While based on the same row hammering concept, RAMBleed is different because instead of modifying data, it uses a side-channel to extract data from other rows. In other words, RAMBleed is the first Rowhammer-type attack that affects the confidentiality of data stored in memory cells instead of its integrity.

The team of researchers behind RAMBleed proved that their attack works even against SDRAM chips that have error-correcting code (ECC) capabilities. ECC memory is typically used in servers and high-assurance systems and has been considered a defense against Rowhammer attacks until now. That's because even if the physical Rowhammer effect still happens, the corrected bits can't be used reliably for security exploits, but that was only true for data modification.

"Remarkably, RAMBleed can break memory confidentiality of ECC memory, even if all bit flips are successfully corrected by the ECC mechanism," the researchers wrote in their paper. "After profiling the target’s memory, we show how RAMBleed can leak secrets stored within the target’s physical memory, achieving a read speed of about three to four bits per second."

Kwong tells CSO that their attack was only tested and confirmed on DDR3 SDRAM so far, but that testing on DDR4 is being planned. The team has notified Intel, AMD, OpenSSH, Microsoft, Apple and Red Hat about their findings and the CVE-2019-0174 vulnerability identifier was assigned to the issue.

Past Rowhammer attacks have had variants that worked remotely through the browser or through network packets, but the RAMBleed attack, at least in it's proof-of-concept version, relies on code running on the local machine.
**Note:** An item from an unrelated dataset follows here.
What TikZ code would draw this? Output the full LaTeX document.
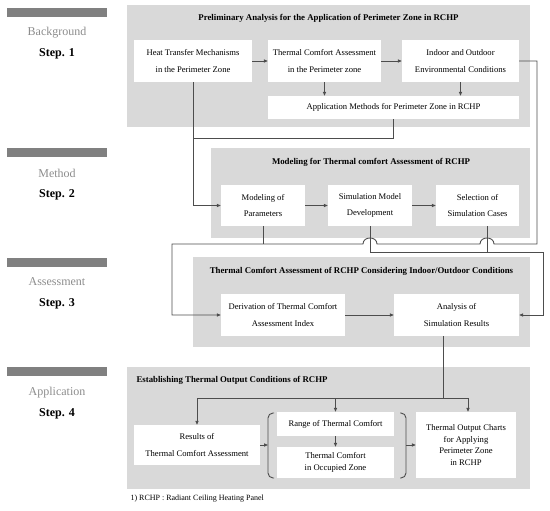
\documentclass[tikz,border=0pt]{standalone}
\usepackage{fontspec}
\setmainfont{Liberation Serif}
\usetikzlibrary{arrows.meta}
\definecolor{panelgray}{HTML}{D9D9D9}
\definecolor{bargray}{HTML}{808080}
\definecolor{stagegray}{HTML}{8C8C8C}
\definecolor{linegray}{HTML}{4D4D4D}

\begin{document}
\begin{tikzpicture}
[x=1pt, y=-1pt,
panel/.style ={rectangle, fill=panelgray, inner sep=0pt},
block/.style ={rectangle, fill=white, align=center, inner sep=1pt,
font=\fontsize{8.6}{11.5}\selectfont},
title/.style ={font=\bfseries\fontsize{8.8}{10}\selectfont},
bar/.style ={rectangle, fill=bargray, minimum width=100pt,
minimum height=9pt, inner sep=0pt},
stage/.style ={text=stagegray, font=\fontsize{12}{14}\selectfont},
stepno/.style ={font=\bfseries\fontsize{12}{14}\selectfont},
line/.style ={draw=linegray, line width=0.9pt},
arrow/.style ={line, -{Triangle[length=4pt,width=3.2pt]}}]
\useasboundingbox (0,0) rectangle (550,511);
% left column
\node [bar] (bar1) at (57,12.5) {};
\node [stage] (bg) at (57,33) {Background};
\node [stepno] (s1) at (57,54) {Step. 1};
\node [bar] (bar2) at (57,152.5) {};
\node [stage] (me) at (57,173) {Method};
\node [stepno] (s2) at (57,195) {Step. 2};
\node [bar] (bar3) at (57,262.5) {};
\node [stage] (as) at (57,282) {Assessment};
\node [stepno] (s3) at (57,304) {Step. 3};
\node [bar] (bar4) at (57,371.5) {};
\node [stage] (ap) at (57,393) {Application};
\node [stepno] (s4) at (57,414) {Step. 4};
% panels
\node [panel, minimum width=403pt, minimum height=122pt] (p1) at (328.5,66) {};
\node [panel, minimum width=319pt, minimum height=90pt] (p2) at (370.5,193) {};
\node [panel, minimum width=337pt, minimum height=90pt] (p3) at (361.5,302) {};
\node [panel, minimum width=403pt, minimum height=122pt] (p4) at (328.5,428) {};
\node [title] (t1) at (328.5,18) {Preliminary Analysis for the Application of Perimeter Zone in RCHP};
\node [title] (t2) at (371,162) {Modeling for Thermal comfort Assessment of RCHP};
\node [title] (t3) at (361.5,271) {Thermal Comfort Assessment of RCHP Considering Indoor/Outdoor Conditions};
\node [title, anchor=west] (t4) at (133,380) {Establishing Thermal Output Conditions of RCHP};
% step 1
\node [block, minimum width=118pt, minimum height=42pt] (heat) at (193,61)
{Heat Transfer Mechanisms\\[5pt]in the Perimeter Zone};
\node [block, minimum width=113pt, minimum height=42pt] (comfort) at (324.5,61)
{Thermal Comfort Assessment\\[5pt]in the Perimeter zone};
\node [block, minimum width=117pt, minimum height=42pt] (envcond) at (460.5,61)
{Indoor and Outdoor\\[5pt]Environmental Conditions};
\node [block, minimum width=251pt, minimum height=23pt] (appmeth) at (393.5,107.5)
{Application Methods for Perimeter Zone in RCHP};
% step 2
\node [block, minimum width=84pt, minimum height=41pt] (modeling) at (263,205.5)
{Modeling of\\[5pt]Parameters};
\node [block, minimum width=84pt, minimum height=41pt] (simdev) at (370,205.5)
{Simulation Model\\[5pt]Development};
\node [block, minimum width=83pt, minimum height=41pt] (simcase) at (477.5,205.5)
{Selection of\\[5pt]Simulation Cases};
% step 3
\node [block, minimum width=124pt, minimum height=42pt] (deriv) at (283,315)
{Derivation of Thermal Comfort\\[5pt]Assessment Index};
\node [block, minimum width=125pt, minimum height=42pt] (analysis) at (456.5,315)
{Analysis of\\[5pt]Simulation Results};
% step 4
\node [block, minimum width=126pt, minimum height=40pt] (results) at (197,445)
{Results of\\[5pt]Thermal Comfort Assessment};
\node [block, minimum width=117pt, minimum height=24pt] (range) at (335.5,424)
{Range of Thermal Comfort};
\node [block, minimum width=117pt, minimum height=31pt] (occupied) at (335.5,462.5)
{Thermal Comfort\\in Occupied Zone};
\node [block, minimum width=100pt, minimum height=66pt] (outchart) at (466,445)
{Thermal Output Charts\\for Applying\\Perimeter Zone\\in RCHP};
\node [anchor=west, font=\fontsize{8}{10}\selectfont] (note) at (127,499)
{1) RCHP : Radiant Ceiling Heating Panel};
% junctions
\coordinate (j1) at (193,138);
\coordinate (j2) at (443.5,398);
\coordinate (lbr) at (268,445);
\coordinate (rbr) at (406,445);
% connectors
\draw [arrow] (heat) -- (comfort);
\draw [arrow] (comfort) -- (envcond);
\draw [arrow] (comfort.south) -- (comfort.south |- appmeth.north);
\draw [arrow] (envcond.south) -- (envcond.south |- appmeth.north);
\draw [arrow] (heat.south) |- (modeling.west);
\draw [line] (appmeth.south) |- (j1);
\draw [arrow] (modeling) -- (simdev);
\draw [arrow] (simdev) -- (simcase);
\draw [arrow] (envcond.east) -| (537,244) -- (494,244)
.. controls (494,236) and (480,236) .. (480,244) -- (377,244)
.. controls (377,236) and (363,236) .. (363,244) -| (172,315) -- (deriv.west);
\draw [line] (modeling.south) -- (modeling.south |- 0,244);
\draw [arrow] (simdev.south) |- (543,252) |- (analysis.east);
\draw [line] ([xshift=9.5pt]simcase.south) -- ++(0,26);
\draw [arrow] (deriv) -- (analysis);
\draw [line] ([xshift=-13pt]analysis.south) -- (j2);
\draw [arrow] (j2) -| (results.north);
\draw [arrow] (j2) -| ([xshift=2pt]outchart.north);
\draw [arrow] (range.north |- j2) -- (range.north);
\draw [arrow] (range) -- (occupied);
\draw [line, rounded corners=5pt] (274,413) -- (268,413) -- (268,478) -- (274,478);
\draw [line, rounded corners=5pt] (400,413) -- (406,413) -- (406,478) -- (400,478);
\draw [arrow] (results.east) -- (lbr);
\draw [arrow] (rbr) -- (outchart.west);
\end{tikzpicture}
\end{document}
That's not a big limitation, however, since local code execution can be achieved through malware infection or through a vulnerability in some other application and elevated privileges are not required for the attack to work.

RAMBleed mitigations

According to Kwong, existing OS-level exploit mitigations like kernel address space layout randomization (KASLR) do not prevent the attack. However, individual software applications such as OpenSSH can use certain techniques to protect their secrets in memory and make them harder to steal, like adding buffers around them to make them larger.
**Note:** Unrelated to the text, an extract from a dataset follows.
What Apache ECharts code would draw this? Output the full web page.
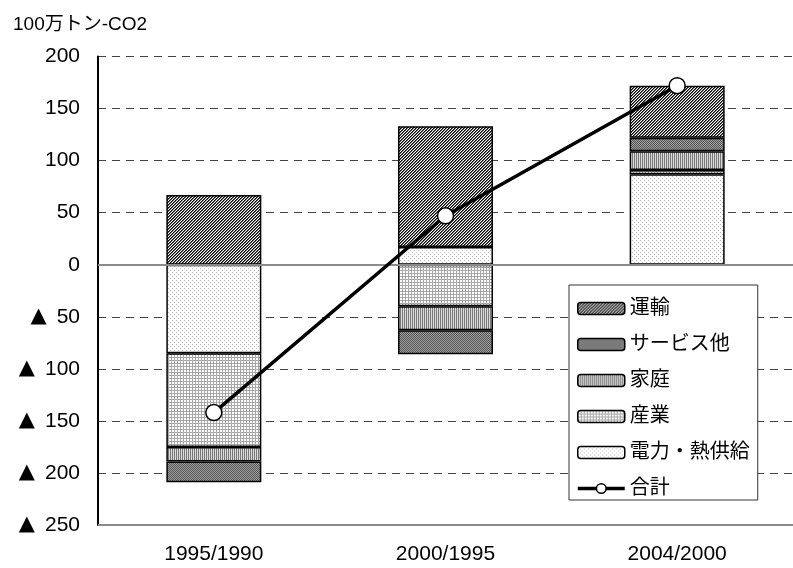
<!DOCTYPE html>
<html>
<head>
<meta charset="utf-8">
<script src="https://cdn.jsdelivr.net/npm/echarts@6/dist/echarts.min.js"></script>
<style>
  html, body { margin: 0; padding: 0; background: #fff; }
  #chart { width: 793px; height: 568px; }
</style>
</head>
<body>
<div id="chart"></div>
<script>
// Change in CO2 emissions by sector between periods (million t-CO2)
const categories = ['1995/1990', '2000/1995', '2004/2000'];
const power      = [-85, 17, 87];     // 電力・熱供給
const industry   = [-90, -40, 4];     // 産業
const household  = [-14, -23, 18];    // 家庭
const services   = [-20, -23, 13];    // サービス他
const transport  = [67, 116, 50];     // 運輸
const total      = [-142, 47, 172];   // 合計
const yTicks = { min: -250, max: 200, step: 50 };

const FONT = "'Liberation Sans', 'Noto Sans CJK JP', sans-serif";

// Small repeating fills for the hatched bars
function tile(w, h, bg, paint) {
  const c = document.createElement('canvas');
  c.width = w; c.height = h;
  const g = c.getContext('2d');
  g.fillStyle = bg; g.fillRect(0, 0, w, h);
  for (let y = 0; y < h; y++)
    for (let x = 0; x < w; x++) {
      const col = paint(x, y);
      if (col) { g.fillStyle = col; g.fillRect(x, y, 1, 1); }
    }
  return { image: c, repeat: 'repeat' };
}
const fills = {
  transport: tile(3, 3, '#ffffff', (x, y) => {
    const k = (x + y) % 3;
    return k === 0 ? '#000000' : (k === 1 ? '#666666' : null);
  }),
  services:  tile(2, 2, '#a0a0a0', (x, y) => ((x + y) % 2 === 0 ? '#555555' : null)),
  household: tile(2, 1, '#dadada', (x) => (x === 0 ? '#7a7a7a' : null)),
  industry:  tile(3, 3, '#ffffff', (x, y) => (x === 0 || y === 0 ? '#a8a8a8' : null)),
  power:     tile(4, 4, '#ffffff', (x, y) => ((x === 0 && y === 0) || (x === 2 && y === 2) ? '#b8b8b8' : null))
};

function barSeries(name, data, fill) {
  return {
    name, type: 'bar', stack: 'sector', data,
    barWidth: 95,
    itemStyle: { color: fill, borderColor: '#000', borderWidth: 1.5 },
    emphasis: { disabled: true }
  };
}

const chart = echarts.init(document.getElementById('chart'), null, { renderer: 'canvas' });

const series = [
  barSeries('電力・熱供給', power, fills.power),
  barSeries('産業', industry, fills.industry),
  barSeries('家庭', household, fills.household),
  barSeries('サービス他', services, fills.services),
  barSeries('運輸', transport, fills.transport),
  {
    name: '合計', type: 'line', data: total, z: 10,
    symbol: 'circle', symbolSize: 16,
    lineStyle: { color: '#000', width: 3.5 },
    itemStyle: { color: '#fff', borderColor: '#000', borderWidth: 1.5 },
    emphasis: { disabled: true }
  }
];
// zero line and lower frame line
series[0].markLine = {
  silent: true, symbol: 'none', label: { show: false },
  lineStyle: { type: 'solid', color: '#8a8a8a', width: 2 },
  data: [{ yAxis: 0 }, { yAxis: yTicks.min }]
};

chart.setOption({
  animation: false,
  backgroundColor: '#fff',
  textStyle: { fontFamily: FONT },
  title: {
    text: '100万トン-CO2', left: 8, top: 10,
    textStyle: { fontFamily: FONT, fontSize: 19, fontWeight: 'normal', color: '#000' }
  },
  grid: { left: 98, right: -13, top: 56.5, bottom: 43, containLabel: false },
  legend: {
    orient: 'vertical', left: 569, top: 285,
    data: ['運輸', 'サービス他', '家庭', '産業', '電力・熱供給', '合計'],
    itemWidth: 47, itemHeight: 12, itemGap: 13,
    padding: [12, 8, 0, 7],
    backgroundColor: '#fff', borderColor: '#333', borderWidth: 1,
    textStyle: { fontFamily: FONT, fontSize: 20, lineHeight: 23, color: '#000' },
    itemStyle: { borderColor: '#000', borderWidth: 1.5 },
    lineStyle: { width: 3.5, color: '#000' },
    selectedMode: false
  },
  xAxis: {
    type: 'category', data: categories,
    axisLine: { show: false }, axisTick: { show: false },
    axisLabel: { color: '#000', fontSize: 21, fontFamily: FONT, margin: 19 }
  },
  yAxis: {
    type: 'value', min: yTicks.min, max: yTicks.max, interval: yTicks.step,
    axisLine: { show: true, lineStyle: { color: '#000', width: 2 } },
    axisTick: { show: false },
    axisLabel: {
      color: '#000', fontSize: 21, fontFamily: FONT, margin: 18,
      formatter: v => (v < 0 ? '{t|▲}' + (-v) : String(v)),
      rich: {
        t: { fontFamily: "'DejaVu Sans', sans-serif", fontSize: 21, color: '#000', padding: [0, 10, 0, 0] }
      }
    },
    splitLine: { show: true, lineStyle: { color: '#444', width: 1, type: [8, 6] } }
  },
  series
});
</script>
</body>
</html>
"RAMBleed can bypass software-based integrity checks that might be applied to the target, such as using message authentication codes (MAC) to protect the target’s data," the researchers said in their paper. "Moreover, techniques designed to protect cryptographic systems against fault attacks (such as Shamir’s countermeasure) are also ineffective as they again protect the integrity of the cryptographic computation and not its confidentiality. Other software defenses, such as Brasser et al.’s memory partitioning scheme do not mitigate our attack, as we are not trying to read from kernel memory."

Intel released a security advisory about the vulnerability and rates it as low impact -- 3.8 on the CVSS scale -- at least as it relates to its processors and the way they handle memory. "For published exploits that Intel is aware of, Intel recommends users follow existing best practices including: The use of DRAM modules resistant to Rowhammer style attacks," the company said.

Red Hat has added the vulnerability to its knowledge base article on Rowhammer and cites several proposed hardware-based mitigations: Targeted Row Refresh (TRR), increased DRAM refresh intervals (doubled DRAM refresh rate) and use of ECC memory. "The extent to which these strategies may actually mitigate the problem varies and is hardware platform specific," the company said. "Vendors are anticipated to provide suitable platform specific guidance."

Ultimately, complete mitigation, just like with the recent vulnerabilities found in CPUs, will require hardware reengineering so they'll become available in future generations of SDRAM chips. But, there's no guarantee that other variations or improvements to this attack won't be discovered in the future. There's a common saying in the security community: Attacks always get better; never worse.

"I think we've only seen the tip of the iceberg giving how many hardware attacks have come out only over the past year, so there's likely more things to come," Kwong says. "The security research community has been probing at software for much longer and it's only recently that there's been a big interest in hardware, so we can expect to see a similar evolution in hardware security going forward."